Boot up the Pixi (a terrible name, by the way) and you’ll come across a familiar Android UI as well as a suite of pre-installed apps that are perfect for a person who doesn’t feel like dipping into the Google Play store from the get-go. There’s also 2GB onboard memory to get started with. That onboard memory is useful, and there’s space for a 32GB SD card, meaning the Pixi doubles up as a nifty portable music player. In fact, it soon dawned on me how useful this was.
Not long ago I’d considered buying an iPad Nano to thrash around at gym. I wanted something small and light and inexpensive – that way, if it was dropped from time to time, it wouldn’t matter. The problem is, the Nano is expensive, and the Pixi turns out to be a perfect alternative. It’s a great deal cheaper and has just the sort of cheap and cheery feel that means you won’t feel bad for making it put up with the rigours of your exercise routine.
At R550, you’d half expect the Pixi to ship without rudimentary features like a radio and a music player because it seems scarcely believable that something so cheap can be so feature-rich, but it’s all there: Want to browse the Play Store? You can. Browse the net? Easy. Whatsapp? Sure. Twitter, Facebook? Go for it. Voice dialler? Yup. Hook it up to a wireless keyboard if you like and start writing your new novel.
Visually, it’s not half bad either, with a functional look and feel. Its 3.5-inch touch-screen display runs at a mediocre 320×480, granted, but then what did you expect from something this cheap? The one gripe I do have is with the actual colour of the thing. The Pixi I was given to review was jet-black and made it hard to see the back, home and menu buttons. The touch-sensitivity on these could have been ramped up too.
Then again, nitpicking the Pixi seems churlish. After all, picture all the worldly items that cost half-a-thousand rand. A jacket made from fake leather? A pair of decent shoes, perhaps? In the long run the Pixi will easily provide the biggest return.
Perhaps I’m just a sucker for a good deal and other technophiles may well sneer at the Pixi. Then again, I can’t escape the feeling that anyone who appreciates good, practical tech distilled into something cheap, cheery and – above all else – useful will find the Pixi a delight. It might be a missing a good camera and access to processor-hungry apps (there’s no video camera either) but it’s got almost every other daily need covered. And at less than a trolley of groceries, how can you pass it up?

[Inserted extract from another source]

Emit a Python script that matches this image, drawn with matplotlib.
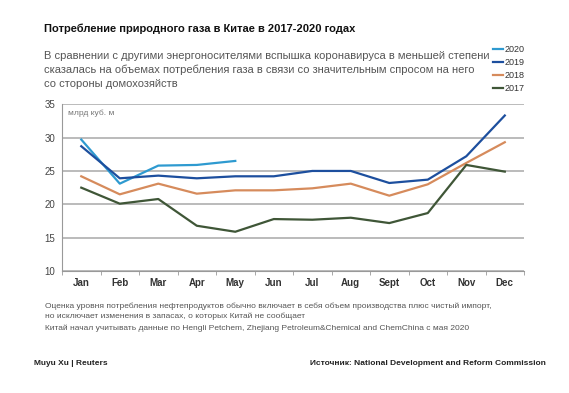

An excellent battery life rounds off the package, and the Pixi has the unfailing ability to keep on going no matter how hard you try to make it crash. In a sense, it’s a reminder of why sometimes phone built on simple architecture are, perversely, better. There’s less to go wrong, and with the Pixi in the hand, it actually feels good to be cheap.
Verdict: Cheap and cheery, the Pixi is great for first-timers to the smartphone market or customers wanting a second cellphone they can thrash around at the gym.